With the inability of U.S. and Israeli armed forces to stop Iran’s attacks on ships in the Persian Gulf or to escort tankers safely through the Straits of Hormuz, the price of oil (West Texas Intermediate crude price) surged overnight to March 12, up to $100/bbl briefly and varying in the mid-$90s range on Thursday, March 12. This, despite the fact that the total number of oil tankers in the Persian Gulf is only a small share of the thousands of such ships worldwide. Much more endangered are liquefied natural gas (LNG) supplies, with the Wall Street Journal reporting that half the available LNG tankers are currently there, lingering along the United Arab Emirates coastline. Some European nations’ energy officials are calling on their people to conserve and spare oil and gas use.
U.S. Treasury interest rates also surged from Wednesday morning, March 11, on, reaching 4.25% for ten-year notes which were below 4% last week.

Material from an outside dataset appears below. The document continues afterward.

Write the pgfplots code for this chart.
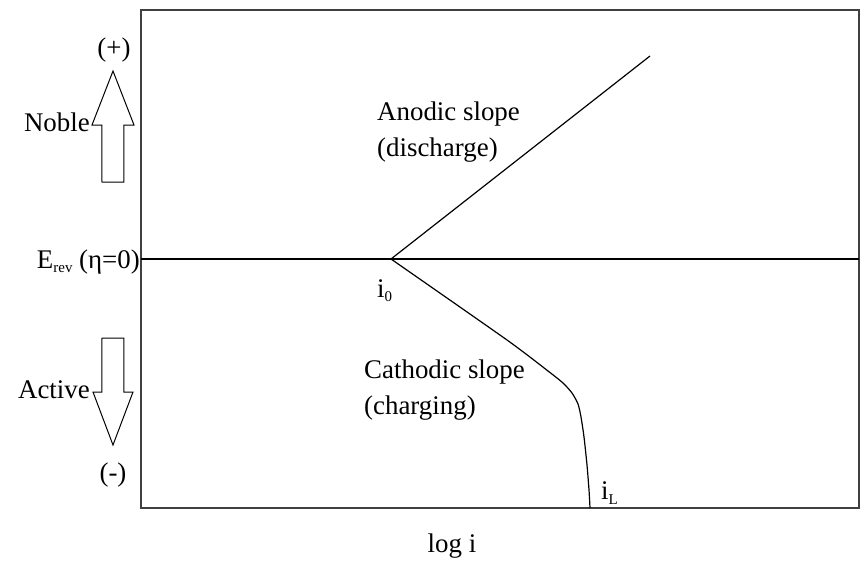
\documentclass[border=0pt]{standalone}
\usepackage{fontspec}
\setmainfont{Liberation Serif}
\usepackage{pgfplots}
\pgfplotsset{compat=1.18}
\newcommand{\sub}[1]{\raisebox{-0.35ex}{\fontsize{15}{15}\selectfont #1}}
\tikzset{lbl/.style={font=\fontsize{27}{36}\selectfont, inner sep=0pt, text=black}}
\begin{document}
\begin{tikzpicture}
\begin{axis}[
  scale only axis, width=718bp, height=498bp,
  xmin=141, xmax=859, ymin=10, ymax=508, y dir=reverse,
  axis line style={draw=black!75, line width=1.6bp},
  ticks=none, clip=false,
]
% reversible potential
\addplot[black, line width=1.3bp] coordinates {(141,259) (859,259)};
% anodic Tafel branch
\addplot[black, line width=1.2bp] coordinates {(391,259) (650,56)};
% cathodic branch bending into the limiting current
\addplot[black, line width=1.2bp, smooth, tension=0.4] coordinates {
  (391,259) (507,340) (548,371) (563,383) (572,393) (578,404)
  (581,417) (584,437) (587,465) (589,490) (590,508)};
% direction arrows
\addplot[black, line width=1bp, fill=white] coordinates {
  (102,182) (102,125) (92,125) (113,71) (134,125) (124,125) (124,182) (102,182)};
\addplot[black, line width=1bp, fill=white] coordinates {
  (102,338) (124,338) (124,392) (133,392) (113,445) (93,392) (102,392) (102,338)};
% labels
\node[lbl] at (axis cs:114,50) {(+)};
\node[lbl, anchor=east] at (axis cs:90,122) {Noble};
\node[lbl, anchor=east] at (axis cs:140,262) {E\sub{rev} (η=0)};
\node[lbl, anchor=east] at (axis cs:90,390) {Active};
\node[lbl] at (axis cs:113,475) {(-)};
\node[lbl, anchor=west, align=left] at (axis cs:377,132) {Anodic slope\\(discharge)};
\node[lbl, anchor=west, align=left] at (axis cs:364,390) {Cathodic slope\\(charging)};
\node[lbl, anchor=west] at (axis cs:377,291) {i\sub{0}};
\node[lbl, anchor=west] at (axis cs:601,493) {i\sub{L}};
\node[lbl] at (axis cs:452,546) {log i};
\path (axis cs:0,0) rectangle (axis cs:860,565);
\end{axis}
\end{tikzpicture}
\end{document}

The International Energy Agency’s global coordinated release of 400 million barrels (bbl) from strategic petroleum reserves (SPR) included 172 million bbl from the U.S. SPR, which apparently contained 411 million bbl out of a total capacity of 744 million prior to the release. Such a large share of the SPR being released is hardly calculated to send oil prices down very far, if at all.